Entries with chart source code:
•••

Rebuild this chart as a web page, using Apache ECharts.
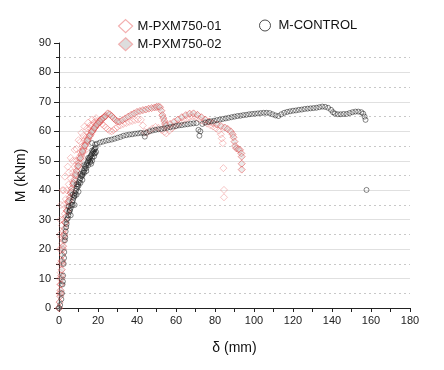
<!DOCTYPE html>
<html>
<head>
<meta charset="utf-8">
<script src="https://cdn.jsdelivr.net/npm/echarts@6/dist/echarts.min.js"></script>
<style>html,body{margin:0;padding:0;background:#fff}#c{width:444px;height:370px}</style>
</head>
<body>
<div id="c"></div>
<script>
// ---- data: [delta (mm), M (kNm)] ----
const seriesNames = ['M-PXM750-01', 'M-PXM750-02', 'M-CONTROL'];
const xTicks = [0, 20, 40, 60, 80, 100, 120, 140, 160, 180];
const yTicks = [0, 10, 20, 30, 40, 50, 60, 70, 80, 90];

const pxm01 = [
  [0,0],[0.3,5],[0.4,10],[0.5,15],[0.5,20],[0.6,25],[0.7,30],[1,35],[1.8,40],[3,44.6],[4.5,48],[6,51],[8,53.7],
  [10,57],[11.5,59.5],[13,61.6],[15,63],[17,64],[19,64.5],
  [1,20],[1.5,28],[2.5,35],[4,40],[6,44],[8,48],[10,51],[12,55],[14,58],[16,61],[18,63],
  [2,30],[3.5,37],[5,42],[7,46],[9,50],[11,53],[13,57],[15,59.5],[17,62],[19,63.5],
  [0.8,12],[1.2,16],[1.6,22],[2.2,26],[3,32],[4.5,36],[6,39],[7.5,42],[9,45],[10.5,48],[12,51],[13.5,53.5],
  [0.6,8],[1.3,24],[2.4,40],[5,46],[7,50],[9,54],[11,56.5],[12.5,58.5],[14.5,61],[16,62],
  [20,63.5],[21,63],[22,62.5],[23,62],[24,61.3],[25,60.7],[26,60.2],[27,60],[28,60.4],[29,61],[30,61.5],[31.5,62],
  [33,62.5],[34.5,62.8],[36,63.2],[37.5,63.5],[39,63.8],[40.5,64],[42,63.9],[43,62],[44,59.8],[45,59.5],[46.5,60.3],
  [48,61],[49.5,61.5],[51,61.2],[52.5,60.5],[54,59.8],[55,59.3],[56.5,60.2],[58,61],[59.5,61.8],[61,62.5],
  [62.5,63.2],[64,63.8],[65.5,64.3],[67,64.8],[68.5,65],[70,64.8],[71.5,64.3],[73,63.7],[74.5,63.1],[76,62.6],
  [77.5,62.1],[79,61.6],[80.5,61],[82,60.2],[83,59],[83.5,57.6],[84,56],[84.3,47.5],[84.6,40.1],[84.6,37.6]
];

const pxm02 = [
  [0,0],[0.6,4],[1,8],[1.4,13],[1.8,18],[2.3,23],[2.9,27],[3.6,31],[4.5,34.5],[5.5,37.5],[6.6,40.5],[7.8,43.5],
  [9,46.5],[10.2,49.3],[11.4,52],[12.6,54],[13.8,55.8],[15,57.5],[16.2,59],[17.4,60.3],[18.6,61.5],[19.8,62.6],
  [21,63.5],[22,64.2],[23,64.8],[24,65.3],
  [0.3,2],[0.8,6],[1.2,10],[1.6,15],[2,20],[2.6,25],[3.2,29],[4,33],[5,36],[6,39],[7.2,42],[8.4,45],[9.6,48],
  [10.8,50.7],[12,53],[13.2,55],[14.4,56.7],[15.6,58.3],[16.8,59.7],[18,61],[19.2,62],[20.4,63],[21.5,64],
  [0.8,5],[1.2,11],[1.6,16],[2.1,21],[2.6,24.5],[3.3,29],[4.2,33],[5.2,36.5],[6.3,39.5],[7.4,42.5],[8.6,45.5],
  [9.8,48.3],[11,51],[12.2,53.3],[13.4,55.2],[14.6,57],[15.8,58.6],[17,60],[18.2,61.2],[19.4,62.3],[20.6,63.2],
  [21.8,64],[22.8,64.6],[23.8,65.1],
  [25,66.1],[26,65.8],[27,65.2],[28,64.5],[29,63.8],[30,63.4],[31,63.3],
  [32.5,63.8],[34,64.4],[35.5,65],[37,65.6],[38.5,66.1],[40,66.6],[41.5,66.9],[43,67.2],[44.5,67.4],[46,67.7],
  [47.5,67.9],[49,68.1],[50,68.3],[51,68.4],[51.8,68.2],[52.5,67],[53,65.5],[53.5,64.5],[54,63.5],[54.4,62.5],
  [55,62],[57,62.5],[59,63.2],[61,64],[63,64.8],[65,65.5],[67,66],[69,66.1],[71,65.6],[73,64.8],[75,64],
  [77,63.3],[79,62.8],[81,62.3],[83,61.8],[85,61.3],[86.5,60.8],[88,60],[89,59],[89.5,58],[90,56.5],[90.3,55],
  [91,54.2],[92,53.9],[92.8,53.7],[93.5,52.5],[93.7,51.4],[93.7,49],[93.7,47]
];

const control = [
  [0,0],[0.6,1],[1.2,3],[1.5,5],[1.8,8],[2.1,11],[2.4,15],[2.7,19],[3,23],[3.4,26],[3.9,28.5],[4.5,30.5],
  [5.2,32.5],[6,34],[6.8,36],[7.5,37.5],[8.2,39],[9,40.5],[9.8,42],[10.6,43.5],[11.5,44.8],[12.3,46],[13.1,47.3],
  [14,48.6],[14.8,49.8],[15.6,50.8],[16.4,51.8],[17.2,52.8],[18,53.7],[18.8,54.5],
  [2,9],[2.6,17],[3.2,24],[3.7,27.5],[4.8,31.5],[5.6,33.3],[6.4,35],[7.2,36.7],[7.9,38.2],[8.6,39.8],[9.4,41.2],
  [10.2,42.7],[11,44.1],[11.9,45.4],[12.7,46.6],[13.5,48],[14.4,49.2],[15.2,50.3],[16,51.3],[16.8,52.3],[17.6,53.2],
  [18.4,54.1],
  [5,34.5],[7,38.5],[9,42],[11,45.5],[13,48.5],[15,51],[17,53.5],
  [7,35],[9,38.5],[11,42.5],[13,46],[15,48.5],[17,51],[18.5,52.5],
  [6,31.5],[8,35],[10,39.5],[12,43.5],[14,46.5],[16,49.5],[18,51.5],[19,53],
  [4,30],[5.5,33],[8,38],[10,41.5],[12,45],[14,47.5],[16,50],[18,52.5],[16.5,49],[17,50],
  [17,56],[18.5,55.5],[19.5,55.8],[21,56.2],[22.5,56.5],[24,56.8],[25.5,57],[27,57.2],[28.5,57.5],[30,57.8],[31.5,58.1],
  [33,58.5],[34.5,58.7],[36,58.9],[37.5,59],[39,59.2],[40.5,59.3],[42,59.5],[43.5,59.3],[44,58.2],[45,59.6],
  [46.5,60],[48,60.3],[49.5,60.5],[51,60.7],[52.5,60.8],[54,61],[55.5,61.2],[57,61.4],[58.5,61.6],[60,61.8],
  [61.5,62],[63,62.1],[64.5,62.3],[66,62.4],[67.5,62.6],[69,62.7],[70.5,62.8],[71.5,60.5],[72,58.5],[72.5,60],
  [73.5,62.5],[75,63],[76.5,63.2],[78,63.4],[79.5,63.6],[81,63.8],[82.5,64],[84,64.2],[85.5,64.4],[87,64.6],
  [88.5,64.8],[90,65],[91.5,65.2],[93,65.3],[94.5,65.5],[96,65.6],[97.5,65.8],[99,65.9],[100.5,66],[102,66.1],
  [103.5,66.2],[105,66.3],[106.5,66.3],[108,66.2],[109.5,65.8],[111,65.4],[112.5,65.2],[114,65.8],[115.5,66.3],
  [117,66.6],[118.5,66.8],[120,67],[121.5,67.1],[123,67.3],[124.5,67.4],[126,67.6],[127.5,67.7],[129,67.8],
  [130.5,67.9],[132,68],[133.5,68.2],[135,68.4],[136.5,68.3],[138,68],[139.5,67.3],[140.5,66.5],[141.5,66],
  [143,65.8],[144.5,65.8],[146,65.9],[147.5,65.9],[149,66.2],[150.5,66.5],[152,66.7],[153.5,66.7],[155,66.5],
  [156,66],[156.7,65],[157.2,63.9],[157.7,40.1]
];

const FONT = '"Liberation Sans", Arial, sans-serif';
const chart = echarts.init(document.getElementById('c'), null, {renderer: 'canvas'});

const style01 = {color: 'rgba(255,255,255,0)', borderColor: 'rgba(236,110,110,0.5)', borderWidth: 1};
const style02 = {color: 'rgba(205,205,205,0.5)', borderColor: 'rgba(225,55,55,0.62)', borderWidth: 1};
const styleCtl = {color: 'rgba(255,255,255,0)', borderColor: 'rgba(25,25,25,0.65)', borderWidth: 1};

chart.setOption({
  animation: false,
  backgroundColor: '#fff',
  textStyle: {fontFamily: FONT},
  legend: [
    {
      orient: 'vertical', left: 118, top: 19, padding: 0, itemGap: 4, itemWidth: 14, itemHeight: 13,
      textStyle: {fontFamily: FONT, fontSize: 13, color: '#111'},
      data: [
        {name: seriesNames[0], icon: 'diamond', itemStyle: {color: '#fff', borderColor: '#f09a9a', borderWidth: 1.2}},
        {name: seriesNames[1], icon: 'diamond', itemStyle: {color: '#d4d4d4', borderColor: '#f0a0a0', borderWidth: 1.2}}
      ]
    },
    {
      orient: 'vertical', left: 259, top: 19, padding: 0, itemWidth: 11, itemHeight: 11,
      textStyle: {fontFamily: FONT, fontSize: 13, color: '#111', padding: [0, 0, 0, 3]},
      data: [
        {name: seriesNames[2], icon: 'circle', itemStyle: {color: '#fff', borderColor: '#222', borderWidth: 1}}
      ]
    }
  ],
  grid: {left: 59, right: 34, top: 43, bottom: 62},
  xAxis: {
    type: 'value', min: xTicks[0], max: xTicks[xTicks.length - 1], interval: 20,
    name: 'δ (mm)', nameLocation: 'middle', nameGap: 33,
    nameTextStyle: {fontFamily: FONT, fontSize: 14, color: '#111'},
    axisLine: {show: true, onZero: false, lineStyle: {color: '#222', width: 1}},
    axisTick: {show: true, inside: false, length: 4, lineStyle: {color: '#222'}},
    minorTick: {show: true, splitNumber: 2, length: 4, lineStyle: {color: '#222'}},
    axisLabel: {fontFamily: FONT, fontSize: 11, color: '#222', margin: 7},
    splitLine: {show: false}
  },
  yAxis: {
    type: 'value', min: yTicks[0], max: yTicks[yTicks.length - 1], interval: 10,
    name: 'M (kNm)', nameLocation: 'middle', nameGap: 31,
    nameTextStyle: {fontFamily: FONT, fontSize: 14, color: '#111'},
    axisLine: {show: true, onZero: false, lineStyle: {color: '#222', width: 1}},
    axisTick: {show: true, inside: false, length: 5, lineStyle: {color: '#222'}},
    minorTick: {show: true, splitNumber: 2, length: 3, lineStyle: {color: '#222'}},
    axisLabel: {fontFamily: FONT, fontSize: 11, color: '#222', margin: 8},
    splitLine: {show: true, showMaxLine: false, lineStyle: {color: '#e0e0e0', width: 1}},
    minorSplitLine: {show: true, lineStyle: {color: '#c8c8c8', type: [2, 3], width: 1}}
  },
  series: [
    {name: seriesNames[0], type: 'scatter', data: pxm01, symbol: 'diamond', symbolSize: 7, itemStyle: style01, z: 2},
    {name: seriesNames[1], type: 'scatter', data: pxm02, symbol: 'diamond', symbolSize: 7, itemStyle: style02, z: 3},
    {name: seriesNames[2], type: 'scatter', data: control, symbol: 'circle', symbolSize: 5, itemStyle: styleCtl, z: 4}
  ]
});
</script>
</body>
</html>
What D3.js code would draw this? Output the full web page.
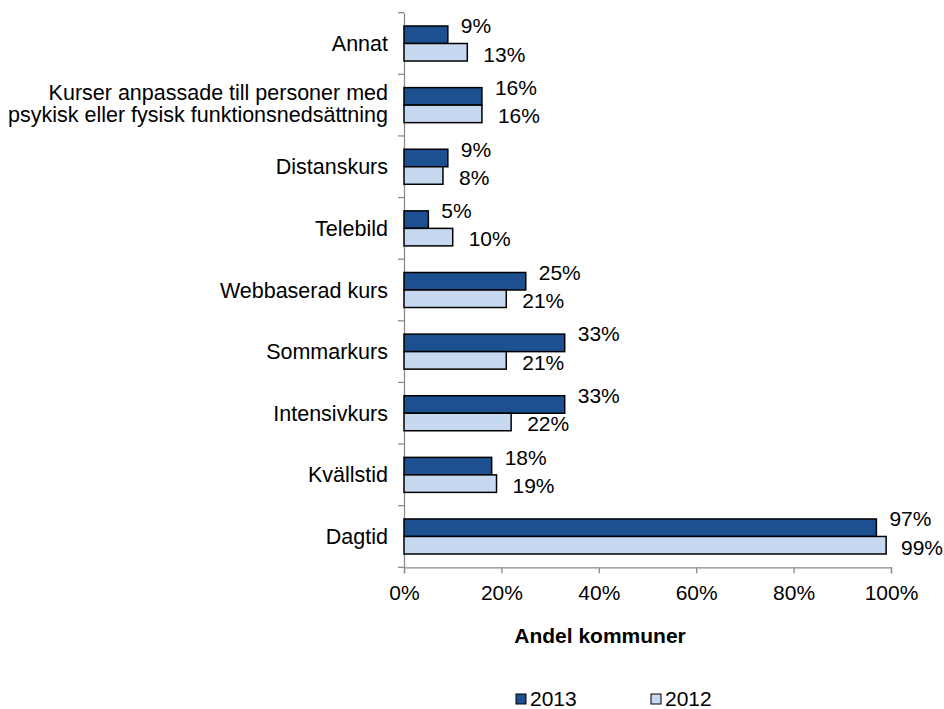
<!DOCTYPE html>
<html>
<head>
<meta charset="utf-8">
<script src="https://cdn.jsdelivr.net/npm/d3@7/dist/d3.min.js"></script>
<style>
  body { margin: 0; background: #fff; }
  text { font-family: "Liberation Sans", Arial, sans-serif; fill: #000; }
</style>
</head>
<body>
<div id="chart"></div>
<script>
// categories top to bottom, shares as fractions
const categories = [
  ['Annat'],
  ['Kurser anpassade till personer med', 'psykisk eller fysisk funktionsnedsättning'],
  ['Distanskurs'],
  ['Telebild'],
  ['Webbaserad kurs'],
  ['Sommarkurs'],
  ['Intensivkurs'],
  ['Kvällstid'],
  ['Dagtid']
];
const years = ['2013', '2012'];
const values2013 = [0.09, 0.16, 0.09, 0.05, 0.25, 0.33, 0.33, 0.18, 0.97];
const values2012 = [0.13, 0.16, 0.08, 0.10, 0.21, 0.21, 0.22, 0.19, 0.99];
const xTicks = [0, 0.2, 0.4, 0.6, 0.8, 1];
const axisTitle = 'Andel kommuner';

const colors = { '2013': '#1d5090', '2012': '#c6d9f1' };
const w = 944;
const h = 709;
const fs = 21;
const rightEdge = 943; // labels are kept inside the picture

const rows = categories.map(function (c, i) {
  return { key: c.join(' '), lines: c, '2013': values2013[i], '2012': values2012[i] };
});

const svg = d3.select('#chart').
append('svg').
attr('width', w).
attr('height', h);

const xScale = d3.scaleLinear().
domain([0, 1]).
range([404, 891]);

const yScale = d3.scaleBand().
domain(rows.map(d => d.key)).
range([12.7, 567.3]);

const subScale = d3.scaleBand().
domain(years).
range([0, yScale.bandwidth()]).
paddingOuter(0.76);

// x axis
const xAxis = d3.axisBottom(xScale).
tickValues(xTicks).
tickSize(6).
tickPadding(12).
tickFormat(d3.format('.0%'));

const gx = svg.append('g').
attr('transform', 'translate(0,' + yScale.range()[1] + ')').
call(xAxis);
gx.selectAll('path, line').attr('stroke', '#8c8c8c').attr('stroke-width', 1.3);
gx.selectAll('text').
style('font-size', fs + 'px').
style('font-family', '"Liberation Sans", Arial, sans-serif').
attr('fill', '#000');

// y axis: labels centred on bands, ticks between categories
const yAxis = d3.axisLeft(yScale).
tickSize(0).
tickPadding(16).
tickFormat('');

const gy = svg.append('g').
attr('transform', 'translate(' + xScale(0) + ',0)').
call(yAxis);
gy.select('.domain').attr('stroke', '#8c8c8c').attr('stroke-width', 1.3);

gy.selectAll('.tick text').each(function (key) {
  const row = rows.find(r => r.key === key);
  const t = d3.select(this).
  style('font-size', '21.5px').
  style('font-family', '"Liberation Sans", Arial, sans-serif').
  attr('fill', '#000').
  attr('dy', null);
  const n = row.lines.length;
  row.lines.forEach(function (line, i) {
    t.append('tspan').
    attr('x', -16).
    attr('dy', i === 0 ? (0.35 - (n - 1) * 0.6) + 'em' : '1.02em').
    text(line);
  });
});

const bounds = yScale.domain().map(k => yScale(k)).concat([yScale.range()[1]]);
gy.selectAll('.bound').
data(bounds).
enter().
append('line').
attr('class', 'bound').
attr('x1', -6).
attr('x2', 0).
attr('y1', d => d).
attr('y2', d => d).
attr('stroke', '#8c8c8c').
attr('stroke-width', 1.3);

// bars
const groups = svg.append('g').
selectAll('g').
data(rows).
enter().
append('g').
attr('transform', d => 'translate(0,' + yScale(d.key) + ')');

groups.selectAll('rect').
data(d => years.map(y => ({ year: y, value: d[y] }))).
enter().
append('rect').
attr('x', xScale(0)).
attr('y', d => subScale(d.year)).
attr('width', d => xScale(d.value) - xScale(0)).
attr('height', subScale.bandwidth()).
attr('fill', d => colors[d.year]).
attr('stroke', '#000').
attr('stroke-width', 1.5);

// value labels: 2013 level with the top of its bar, 2012 beside its bar
groups.selectAll('text').
data(d => years.map(y => ({ year: y, value: d[y] }))).
enter().
append('text').
text(d => Math.round(d.value * 100) + '%').
style('font-size', fs + 'px').
attr('x', function (d) {
  const tw = this.getComputedTextLength();
  const x = xScale(d.value) + (d.year === '2013' ? 13 : 16);
  return Math.min(x, rightEdge - tw);
}).
attr('y', d => d.year === '2013' ?
subScale(d.year) :
subScale(d.year) + subScale.bandwidth() / 2 + 2).
attr('dy', '0.35em');

// axis title
svg.append('text').
attr('x', 600).
attr('y', 643).
attr('text-anchor', 'middle').
style('font-size', fs + 'px').
style('font-weight', 'bold').
text(axisTitle);

// legend
const legend = svg.append('g').
selectAll('g').
data(years).
enter().
append('g').
attr('transform', (d, i) => 'translate(' + (516 + i * 135) + ',694)');

legend.append('rect').
attr('width', 10).
attr('height', 10).
attr('fill', d => colors[d]).
attr('stroke', '#000').
attr('stroke-width', 1);

legend.append('text').
attr('x', 14).
attr('y', 5).
attr('dy', '0.35em').
style('font-size', fs + 'px').
text(d => d);
</script>
</body>
</html>
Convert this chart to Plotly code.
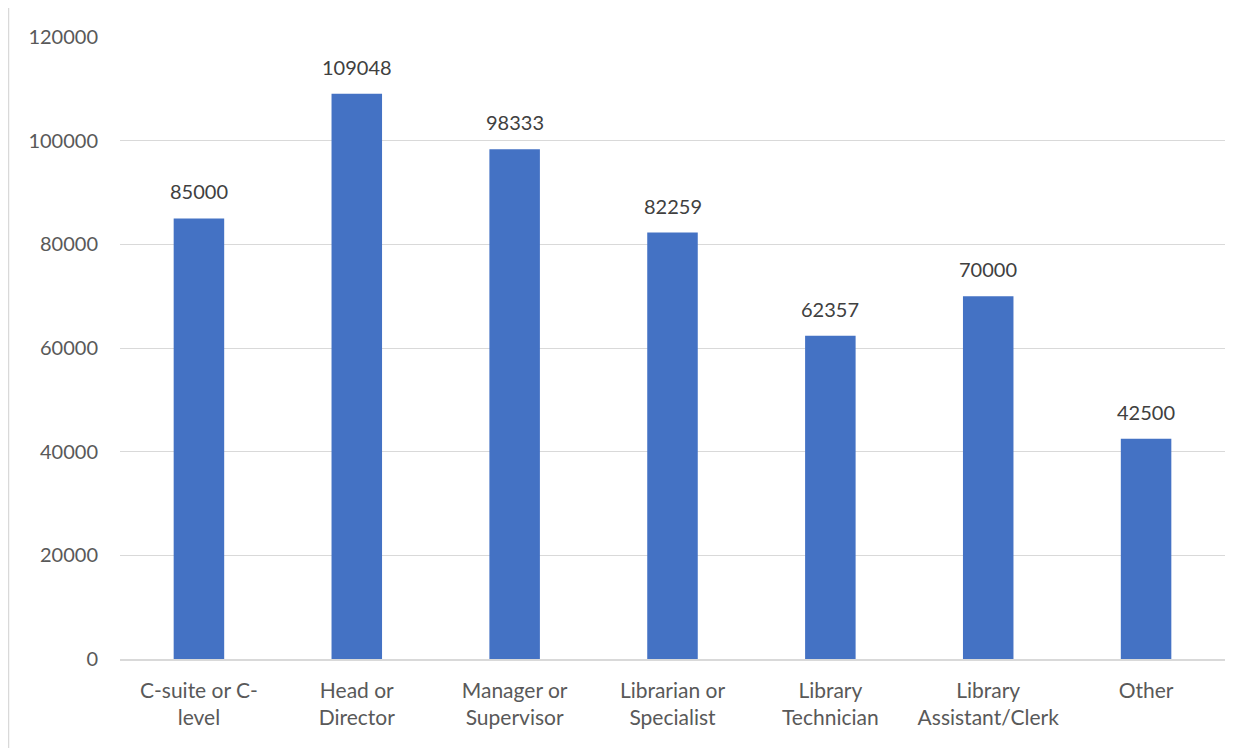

•••

• Short exercise:
In the listing above, find the line containing "What D3.js code" and the line containing "paddingOuter(0.76);". Reproduce those lines and all between them exactly, with no pictures and nothing more.

• Finished answer:
What D3.js code would draw this? Output the full web page.
<!DOCTYPE html>
<html>
<head>
<meta charset="utf-8">
<script src="https://cdn.jsdelivr.net/npm/d3@7/dist/d3.min.js"></script>
<style>
  body { margin: 0; background: #fff; }
  text { font-family: "Liberation Sans", Arial, sans-serif; fill: #000; }
</style>
</head>
<body>
<div id="chart"></div>
<script>
// categories top to bottom, shares as fractions
const categories = [
  ['Annat'],
  ['Kurser anpassade till personer med', 'psykisk eller fysisk funktionsnedsättning'],
  ['Distanskurs'],
  ['Telebild'],
  ['Webbaserad kurs'],
  ['Sommarkurs'],
  ['Intensivkurs'],
  ['Kvällstid'],
  ['Dagtid']
];
const years = ['2013', '2012'];
const values2013 = [0.09, 0.16, 0.09, 0.05, 0.25, 0.33, 0.33, 0.18, 0.97];
const values2012 = [0.13, 0.16, 0.08, 0.10, 0.21, 0.21, 0.22, 0.19, 0.99];
const xTicks = [0, 0.2, 0.4, 0.6, 0.8, 1];
const axisTitle = 'Andel kommuner';

const colors = { '2013': '#1d5090', '2012': '#c6d9f1' };
const w = 944;
const h = 709;
const fs = 21;
const rightEdge = 943; // labels are kept inside the picture

const rows = categories.map(function (c, i) {
  return { key: c.join(' '), lines: c, '2013': values2013[i], '2012': values2012[i] };
});

const svg = d3.select('#chart').
append('svg').
attr('width', w).
attr('height', h);

const xScale = d3.scaleLinear().
domain([0, 1]).
range([404, 891]);

const yScale = d3.scaleBand().
domain(rows.map(d => d.key)).
range([12.7, 567.3]);

const subScale = d3.scaleBand().
domain(years).
range([0, yScale.bandwidth()]).
paddingOuter(0.76);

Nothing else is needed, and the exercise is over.